Investors have feared a no-deal Brexit scenario causing major UK-EU trade disruptions since the June 2016 vote passed. However, UK-EU trade wasn’t going to come to a complete halt. Last spring, the UK government unveiled the UK Global Tariff (UKGT) that showed what a Brexit on World Trade Organization (WTO) terms would look like—which may have allowed for broadly freer trade than existed for the UK previously. The UKGT would have applied to UK-EU trade in a no-deal scenario, and, whilst that would have represented some new trade barriers, they weren’t high.
A no-deal scenario may have created disruptions for some businesses, but Fisher Investments UK didn’t believe those disruptions would be disastrous for equities. Considering no one expected perfection in trade following Brexit, anything short of disaster would have likely surprised to the upside.
Just as we didn’t believe a Brexit deal was necessary for both sides’ economies or stock markets to do fine post-Brexit, we don’t view the Brexit deal as some enormous positive or super-bullish catalyst for equities.

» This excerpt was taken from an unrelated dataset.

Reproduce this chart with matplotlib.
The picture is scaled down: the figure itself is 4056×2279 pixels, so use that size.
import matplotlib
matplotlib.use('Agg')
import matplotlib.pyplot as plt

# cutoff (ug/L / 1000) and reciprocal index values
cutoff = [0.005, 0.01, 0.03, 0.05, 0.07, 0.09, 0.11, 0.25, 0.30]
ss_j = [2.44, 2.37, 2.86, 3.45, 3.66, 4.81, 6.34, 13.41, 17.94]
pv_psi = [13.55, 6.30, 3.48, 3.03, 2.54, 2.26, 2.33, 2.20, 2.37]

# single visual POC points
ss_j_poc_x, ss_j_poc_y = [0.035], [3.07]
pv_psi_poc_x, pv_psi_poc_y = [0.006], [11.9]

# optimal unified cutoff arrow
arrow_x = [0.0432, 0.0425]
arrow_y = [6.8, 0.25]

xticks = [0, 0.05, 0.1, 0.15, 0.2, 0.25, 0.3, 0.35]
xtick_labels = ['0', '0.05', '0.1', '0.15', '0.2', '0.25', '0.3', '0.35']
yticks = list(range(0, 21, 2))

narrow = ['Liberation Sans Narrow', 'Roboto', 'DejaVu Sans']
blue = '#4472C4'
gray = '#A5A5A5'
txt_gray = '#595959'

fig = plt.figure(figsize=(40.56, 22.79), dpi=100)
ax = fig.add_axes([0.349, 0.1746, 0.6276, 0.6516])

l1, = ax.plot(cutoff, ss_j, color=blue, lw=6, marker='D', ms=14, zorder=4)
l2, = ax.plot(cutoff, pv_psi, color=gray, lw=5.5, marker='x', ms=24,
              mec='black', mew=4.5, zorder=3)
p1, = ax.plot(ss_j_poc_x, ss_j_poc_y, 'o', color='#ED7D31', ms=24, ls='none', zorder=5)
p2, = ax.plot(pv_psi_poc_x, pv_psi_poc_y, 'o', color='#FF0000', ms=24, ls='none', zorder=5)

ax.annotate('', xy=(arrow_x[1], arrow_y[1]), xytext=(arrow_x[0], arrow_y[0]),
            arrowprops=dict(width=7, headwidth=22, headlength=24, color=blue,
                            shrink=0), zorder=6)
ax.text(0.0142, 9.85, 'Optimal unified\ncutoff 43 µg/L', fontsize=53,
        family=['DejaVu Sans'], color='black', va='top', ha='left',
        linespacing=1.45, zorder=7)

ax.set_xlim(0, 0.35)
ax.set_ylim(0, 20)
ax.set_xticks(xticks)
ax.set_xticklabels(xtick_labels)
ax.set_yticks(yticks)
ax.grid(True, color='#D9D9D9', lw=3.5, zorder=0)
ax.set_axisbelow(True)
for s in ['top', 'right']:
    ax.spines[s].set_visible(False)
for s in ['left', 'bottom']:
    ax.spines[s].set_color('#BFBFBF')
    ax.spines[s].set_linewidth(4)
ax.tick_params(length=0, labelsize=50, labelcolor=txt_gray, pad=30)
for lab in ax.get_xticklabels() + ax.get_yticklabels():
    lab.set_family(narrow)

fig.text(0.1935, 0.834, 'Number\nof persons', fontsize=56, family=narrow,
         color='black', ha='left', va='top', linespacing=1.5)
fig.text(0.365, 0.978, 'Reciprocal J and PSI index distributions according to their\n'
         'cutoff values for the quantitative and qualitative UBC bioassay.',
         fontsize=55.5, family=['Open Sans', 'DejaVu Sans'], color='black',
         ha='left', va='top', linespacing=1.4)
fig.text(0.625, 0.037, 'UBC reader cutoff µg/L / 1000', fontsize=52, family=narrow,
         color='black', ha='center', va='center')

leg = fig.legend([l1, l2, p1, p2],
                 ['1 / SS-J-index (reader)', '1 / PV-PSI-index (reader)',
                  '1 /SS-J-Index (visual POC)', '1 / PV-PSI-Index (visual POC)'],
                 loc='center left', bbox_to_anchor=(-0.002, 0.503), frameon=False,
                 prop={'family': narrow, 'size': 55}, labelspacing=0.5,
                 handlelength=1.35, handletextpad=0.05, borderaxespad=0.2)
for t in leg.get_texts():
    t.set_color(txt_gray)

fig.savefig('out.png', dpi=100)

But the deal gave businesses clarity, which is definitely a positive as they plan for the future. One major drag on UK businesses during this saga has been the immense uncertainty and planning for many different possible scenarios. Clarity—whether from a deal or a no-deal outcome—allowed businesses to identify and start executing optimal post-Brexit strategies.
Moving forward, businesses will continue adapting and finding new ways to thrive and profit. Fisher Investments UK believes this reality is what equities are likely pricing in now—more so than any immediate short-term disruptions. Equities don’t seem to be pricing in any huge Brexit-related negatives on the horizon—and trusting their judgement and forward-looking nature is often a wise move.

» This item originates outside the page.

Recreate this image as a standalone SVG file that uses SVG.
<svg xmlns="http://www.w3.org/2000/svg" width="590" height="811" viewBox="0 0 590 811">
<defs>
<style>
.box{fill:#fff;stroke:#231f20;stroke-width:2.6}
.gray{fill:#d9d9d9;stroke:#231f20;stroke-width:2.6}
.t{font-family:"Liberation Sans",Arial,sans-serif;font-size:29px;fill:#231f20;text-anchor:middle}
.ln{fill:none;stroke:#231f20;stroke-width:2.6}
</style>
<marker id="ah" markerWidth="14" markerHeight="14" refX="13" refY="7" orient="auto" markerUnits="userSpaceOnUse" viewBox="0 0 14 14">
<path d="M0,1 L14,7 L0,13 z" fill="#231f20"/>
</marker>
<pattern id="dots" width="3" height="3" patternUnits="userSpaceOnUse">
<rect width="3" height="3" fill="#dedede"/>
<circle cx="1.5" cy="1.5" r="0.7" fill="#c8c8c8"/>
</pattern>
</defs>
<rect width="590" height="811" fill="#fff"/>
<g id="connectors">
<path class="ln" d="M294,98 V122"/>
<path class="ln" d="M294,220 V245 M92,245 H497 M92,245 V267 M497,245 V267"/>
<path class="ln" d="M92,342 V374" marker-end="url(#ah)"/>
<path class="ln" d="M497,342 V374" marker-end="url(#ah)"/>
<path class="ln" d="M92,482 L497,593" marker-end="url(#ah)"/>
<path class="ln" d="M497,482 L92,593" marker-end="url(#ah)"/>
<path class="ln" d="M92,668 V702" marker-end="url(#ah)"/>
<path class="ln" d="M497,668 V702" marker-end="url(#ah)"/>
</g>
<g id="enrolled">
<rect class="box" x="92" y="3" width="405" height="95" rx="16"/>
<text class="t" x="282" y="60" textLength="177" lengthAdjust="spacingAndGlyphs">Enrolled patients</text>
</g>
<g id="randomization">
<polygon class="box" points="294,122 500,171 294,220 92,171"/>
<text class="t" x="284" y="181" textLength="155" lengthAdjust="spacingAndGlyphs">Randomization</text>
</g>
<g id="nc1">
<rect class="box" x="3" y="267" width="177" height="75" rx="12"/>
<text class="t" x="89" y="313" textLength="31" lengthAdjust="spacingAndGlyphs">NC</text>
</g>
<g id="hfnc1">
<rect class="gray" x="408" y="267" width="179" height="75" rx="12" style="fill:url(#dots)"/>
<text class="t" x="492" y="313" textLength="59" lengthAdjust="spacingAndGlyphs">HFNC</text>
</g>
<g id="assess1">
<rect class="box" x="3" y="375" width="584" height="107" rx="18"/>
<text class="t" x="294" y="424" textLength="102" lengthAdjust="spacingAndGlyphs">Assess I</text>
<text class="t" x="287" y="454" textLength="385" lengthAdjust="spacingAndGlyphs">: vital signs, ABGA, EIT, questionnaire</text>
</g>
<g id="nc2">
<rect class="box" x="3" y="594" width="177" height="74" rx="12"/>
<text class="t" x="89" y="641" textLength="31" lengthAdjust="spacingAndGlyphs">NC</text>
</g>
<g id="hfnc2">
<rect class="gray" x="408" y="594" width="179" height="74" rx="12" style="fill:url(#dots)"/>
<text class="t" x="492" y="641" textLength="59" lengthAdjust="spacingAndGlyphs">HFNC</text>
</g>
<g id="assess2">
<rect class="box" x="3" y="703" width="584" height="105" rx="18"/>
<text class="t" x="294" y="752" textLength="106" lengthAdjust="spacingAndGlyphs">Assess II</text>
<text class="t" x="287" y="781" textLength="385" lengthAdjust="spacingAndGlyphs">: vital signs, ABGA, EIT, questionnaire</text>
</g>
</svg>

Fisher Investments Europe Limited, trading as Fisher Investments UK, is authorised and regulated by the UK Financial Conduct Authority (FCA Number 191609) and is registered in England (Company Number 3850593). Fisher Investments Europe Limited has its registered office at: Level 18, One Canada Square, Canary Wharf, London, E14 5AX, United Kingdom.
Investment management services are provided by Fisher Investments UK’s parent company, Fisher Asset Management, LLC, trading as Fisher Investments, which is established in the US and regulated by the US Securities and Exchange Commission. Investing in financial markets involves the risk of loss and there is no guarantee that all or any capital invested will be repaid. Past performance neither guarantees nor reliably indicates future performance. The value of investments and the income from them will fluctuate with world financial markets and international currency exchange rates.
i Source: Council on Foreign Relations, as of 21/01/2021. https://www.cfr.org/in-brief/whats-eu-uk-brexit-deal
ii Source: FactSet, as of 11/02/2021. MSCI UK Total Return Index and MSCI World Total Return Index, gross, 31/12/2020–08/01/2021. Presented in US dollars.